**DO THIS**. Starting at the first line of the data below, retype every line up to and including the one containing "const yMax = (H".

....................

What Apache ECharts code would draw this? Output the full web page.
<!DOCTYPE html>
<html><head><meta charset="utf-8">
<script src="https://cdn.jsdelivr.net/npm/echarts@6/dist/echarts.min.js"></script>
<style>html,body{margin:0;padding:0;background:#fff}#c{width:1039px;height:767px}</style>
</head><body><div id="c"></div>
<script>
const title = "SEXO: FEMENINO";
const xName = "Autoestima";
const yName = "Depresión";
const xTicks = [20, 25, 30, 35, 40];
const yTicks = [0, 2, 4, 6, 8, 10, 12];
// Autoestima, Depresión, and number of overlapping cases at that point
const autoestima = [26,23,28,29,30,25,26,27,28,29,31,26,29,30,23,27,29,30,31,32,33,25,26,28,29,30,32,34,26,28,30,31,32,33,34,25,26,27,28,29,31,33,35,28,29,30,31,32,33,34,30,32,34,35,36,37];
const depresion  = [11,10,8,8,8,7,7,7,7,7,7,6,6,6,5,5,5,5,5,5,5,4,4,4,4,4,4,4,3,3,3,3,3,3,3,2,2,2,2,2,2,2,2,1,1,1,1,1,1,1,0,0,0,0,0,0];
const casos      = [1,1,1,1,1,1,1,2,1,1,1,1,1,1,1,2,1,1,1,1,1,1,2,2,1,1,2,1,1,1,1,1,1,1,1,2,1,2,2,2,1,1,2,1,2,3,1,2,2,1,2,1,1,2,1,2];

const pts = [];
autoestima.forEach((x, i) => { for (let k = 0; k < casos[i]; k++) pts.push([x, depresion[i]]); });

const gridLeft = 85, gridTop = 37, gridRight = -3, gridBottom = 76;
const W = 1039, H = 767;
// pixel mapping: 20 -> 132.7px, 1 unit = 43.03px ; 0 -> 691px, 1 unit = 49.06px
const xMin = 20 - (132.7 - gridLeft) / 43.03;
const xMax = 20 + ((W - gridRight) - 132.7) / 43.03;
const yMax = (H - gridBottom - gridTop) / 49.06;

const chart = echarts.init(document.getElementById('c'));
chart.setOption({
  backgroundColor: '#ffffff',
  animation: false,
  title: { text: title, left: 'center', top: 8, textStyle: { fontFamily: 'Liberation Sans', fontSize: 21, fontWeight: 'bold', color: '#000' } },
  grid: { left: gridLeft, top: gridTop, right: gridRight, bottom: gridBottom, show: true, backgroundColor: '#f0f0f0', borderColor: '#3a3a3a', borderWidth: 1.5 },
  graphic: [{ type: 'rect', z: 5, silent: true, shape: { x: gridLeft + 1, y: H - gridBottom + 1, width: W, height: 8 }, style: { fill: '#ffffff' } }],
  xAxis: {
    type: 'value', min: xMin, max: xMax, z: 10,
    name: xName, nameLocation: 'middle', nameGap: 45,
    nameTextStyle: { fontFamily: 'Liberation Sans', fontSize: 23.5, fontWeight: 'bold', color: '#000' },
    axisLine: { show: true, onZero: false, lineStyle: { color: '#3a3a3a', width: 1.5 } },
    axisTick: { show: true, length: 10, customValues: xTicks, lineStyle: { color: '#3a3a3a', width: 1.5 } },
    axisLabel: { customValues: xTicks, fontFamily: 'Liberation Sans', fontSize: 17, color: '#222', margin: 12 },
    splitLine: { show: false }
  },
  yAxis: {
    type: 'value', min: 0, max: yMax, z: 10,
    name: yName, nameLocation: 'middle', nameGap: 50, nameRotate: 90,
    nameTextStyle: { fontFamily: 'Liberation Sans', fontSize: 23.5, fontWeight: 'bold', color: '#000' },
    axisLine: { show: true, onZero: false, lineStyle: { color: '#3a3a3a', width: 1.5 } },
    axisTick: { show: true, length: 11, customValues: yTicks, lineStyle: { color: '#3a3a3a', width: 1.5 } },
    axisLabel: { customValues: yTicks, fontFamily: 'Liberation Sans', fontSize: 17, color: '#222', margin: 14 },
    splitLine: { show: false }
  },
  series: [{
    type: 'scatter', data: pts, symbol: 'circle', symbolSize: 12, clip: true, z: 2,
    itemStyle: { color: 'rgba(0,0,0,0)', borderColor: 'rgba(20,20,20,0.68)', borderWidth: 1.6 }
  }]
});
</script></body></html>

....................

**TASK OUTPUT**.
What Apache ECharts code would draw this? Output the full web page.
<!DOCTYPE html>
<html><head><meta charset="utf-8">
<script src="https://cdn.jsdelivr.net/npm/echarts@6/dist/echarts.min.js"></script>
<style>html,body{margin:0;padding:0;background:#fff}#c{width:1039px;height:767px}</style>
</head><body><div id="c"></div>
<script>
const title = "SEXO: FEMENINO";
const xName = "Autoestima";
const yName = "Depresión";
const xTicks = [20, 25, 30, 35, 40];
const yTicks = [0, 2, 4, 6, 8, 10, 12];
// Autoestima, Depresión, and number of overlapping cases at that point
const autoestima = [26,23,28,29,30,25,26,27,28,29,31,26,29,30,23,27,29,30,31,32,33,25,26,28,29,30,32,34,26,28,30,31,32,33,34,25,26,27,28,29,31,33,35,28,29,30,31,32,33,34,30,32,34,35,36,37];
const depresion  = [11,10,8,8,8,7,7,7,7,7,7,6,6,6,5,5,5,5,5,5,5,4,4,4,4,4,4,4,3,3,3,3,3,3,3,2,2,2,2,2,2,2,2,1,1,1,1,1,1,1,0,0,0,0,0,0];
const casos      = [1,1,1,1,1,1,1,2,1,1,1,1,1,1,1,2,1,1,1,1,1,1,2,2,1,1,2,1,1,1,1,1,1,1,1,2,1,2,2,2,1,1,2,1,2,3,1,2,2,1,2,1,1,2,1,2];

const pts = [];
autoestima.forEach((x, i) => { for (let k = 0; k < casos[i]; k++) pts.push([x, depresion[i]]); });

const gridLeft = 85, gridTop = 37, gridRight = -3, gridBottom = 76;
const W = 1039, H = 767;
// pixel mapping: 20 -> 132.7px, 1 unit = 43.03px ; 0 -> 691px, 1 unit = 49.06px
const xMin = 20 - (132.7 - gridLeft) / 43.03;
const xMax = 20 + ((W - gridRight) - 132.7) / 43.03;
const yMax = (H - gridBottom - gridTop) / 49.06;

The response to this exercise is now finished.